In fact, we recommend very much to do the analysis and synthesis separate so

that we can take advantage of cleaning the trajectories and

having some memory in the tracking.

So that the harmonics are better, and

in the analysis part of the function, it basically

calls two functions, one that we already have seen.

It does the harmonic analysis in the same way that a we saw it when we talked about

the harmonic model and then the new thing that it does is the subtraction.

So there is this function, sine subtraction, that has this input,

the harmonics identified by the harmonic model.

Has it input also the input sound again and

it subtracts the harmonics from this input sound.

So these function is in the utilFunction directory in the file and

in here you will find the sign subtraction function and

it basically does what I have explained just a while ago.

It goes through the sound and

then at every frame it does the subtraction of the sinusoids, so

the sinusoids have already been been identified.

So here, it iterates over all the analyzed frame, and

then it reads again a fragment of the input sound.

It recomputes the input sound with this window with the blackman harris window,

and then it synthesizes the harmonics with this blackman main lobe.

And then it's able to subtract

15:19

the harmonics from the input sound, and that's all.

And then it synthesizes the residual signal back and

that's the windowing effect, so we can do the overlap at correctly.

And that's all, that's what the sinusoidal subtraction does and

it returns of course the residual signal.

And the output of the analysis is the harmonic frequency's,

magnitudes and phases, and this residual signal.

16:22

Then we have this other function, hprmodelfunction.py

which is the file that puts it all together and it's the in

fact the file that is called from the interface that we have been using.

And it's simply, there is one function, main and that does

the analysis and synthesis of a sound and it plots the intermediate values.

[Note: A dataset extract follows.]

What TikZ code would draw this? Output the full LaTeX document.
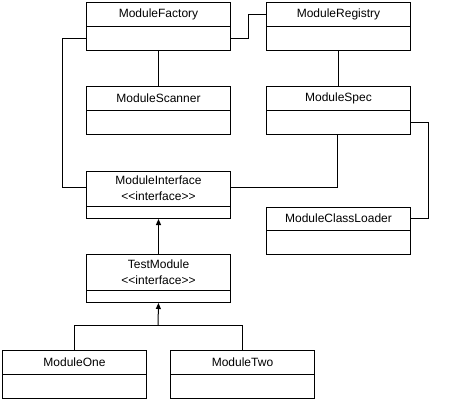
\documentclass[tikz,border=0pt]{standalone}
\usepackage{fontspec}
\setmainfont{Liberation Sans}
\usetikzlibrary{arrows.meta,calc}
\tikzset{
  classbox/.style={draw, line width=1pt, minimum width=144pt, inner sep=0pt, anchor=north west},
  classtext/.style={align=center, inner sep=0pt, font=\fontsize{12}{16}\selectfont},
  conn/.style={line width=1pt},
  inherit/.style={line width=1pt, -{Triangle[width=5pt,length=6pt]}}
}
% #1 name, #2 x, #3 ytop, #4 total height, #5 top compartment height, #6 text
\newcommand{\umlbox}[6]{%
  \node[classbox, minimum height=#4pt] (#1) at (#2,#3) {};
  \draw[conn] ([yshift=-#5pt]#1.north west) -- ([yshift=-#5pt]#1.north east);
  \node[classtext] (#1t) at ([yshift=-#5pt/2]#1.north) {#6};
}
\begin{document}
\begin{tikzpicture}[x=1pt,y=-1pt]
\useasboundingbox (0,0) rectangle (456,400);
\umlbox{fac}{86}{2}{48}{24}{ModuleFactory}
\umlbox{scn}{86}{86}{48}{24}{ModuleScanner}
\umlbox{reg}{266}{2}{48}{24}{ModuleRegistry}
\umlbox{spc}{266}{86}{48}{24}{ModuleSpec}
\umlbox{mi}{86}{171}{47}{35}{ModuleInterface\\{<}{<}interface{>}{>}}
\umlbox{cl}{266}{207}{47}{23}{ModuleClassLoader}
\umlbox{tm}{86}{254}{48}{36}{TestModule\\{<}{<}interface{>}{>}}
\umlbox{mo}{2}{350}{48}{24}{ModuleOne}
\umlbox{mt}{170}{350}{48}{24}{ModuleTwo}
% connectors
\draw[conn] (fac.south) -- (scn.north);
\draw[conn] (reg.south) -- (spc.north);
\draw[conn] ([yshift=13pt]fac.south east) -- ++(17,0) |- ([yshift=-12pt]reg.north west);
\draw[conn] ([yshift=13pt]fac.south west) -- ++(-24,0) |- ([yshift=-16pt]mi.north west);
\draw[conn] ([yshift=-16pt]mi.north east) -| ([xshift=-1pt]spc.south);
\draw[conn] ([yshift=13pt]spc.south east) -- ++(17,0) |- ([yshift=-11pt]cl.north east);
\draw[inherit] (tm.north) -- (mi.south);
\coordinate (j) at (158,325);
\draw[conn] (mo.north) |- (j);
\draw[conn] (mt.north) |- (j);
\draw[inherit] (j) -- (tm.south);
\end{tikzpicture}
\end{document}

So it calls the hprModelAnal, okay, and

then well it computes the spectrogram of the residual so

that we can show it as a spectrogram.

And then it performs the synthesis and it generates the overall out put sound

the sum of the residual plus the harmonics and just the harmonics,

and it writes the files into the same directory.

17:21

Okay so now we can execute this file then run this

HPR Model function file and it will analyze

a fragment of a saxophone sound, which is the default sound with the hpr model.

So we will get here, we see the harmonics of the sound and

the background is the spectrogram of the residuals.

So we have computed the spectrogram of the residuals and

here are the two together, and of course we can listen to them.

We can just in this directory it has save the residual sines and

the sum of the two, so we can just play the for

example first the residual.

[SOUND] Okay. And then we can play for

examples the sines.

[MUSIC]

And we can play the sum of the two.

[MUSIC]

Okay, and that's all, basically we have gone

through the harmonics plus residual model.

And we have used quite a bit of code from the SMS tools and

from Python to be able to subtract the harmonics from the residual.

18:48

And hopefully that has given you a programming perspective

to this idea of harmonic plus residual subtraction.

And it's not a very sophisticated thing from a signal processing point of view,

but from a programming point of view, it's quite delicate.

We have to be very careful in how to put the signals and

how to analyze them in order that they align perfectly.

And in order that the complex subtraction in the spectral domain is done

correctly and we obtain a real residual, and that's all.

So in next class we're going to take the next step which will be to,

from a programming perspective look at the stochastic components.

So how we can then convert these results that we just computed

into a stochastic component and then have the harmonics plus stochastic model.

So see you next lecture, bye bye.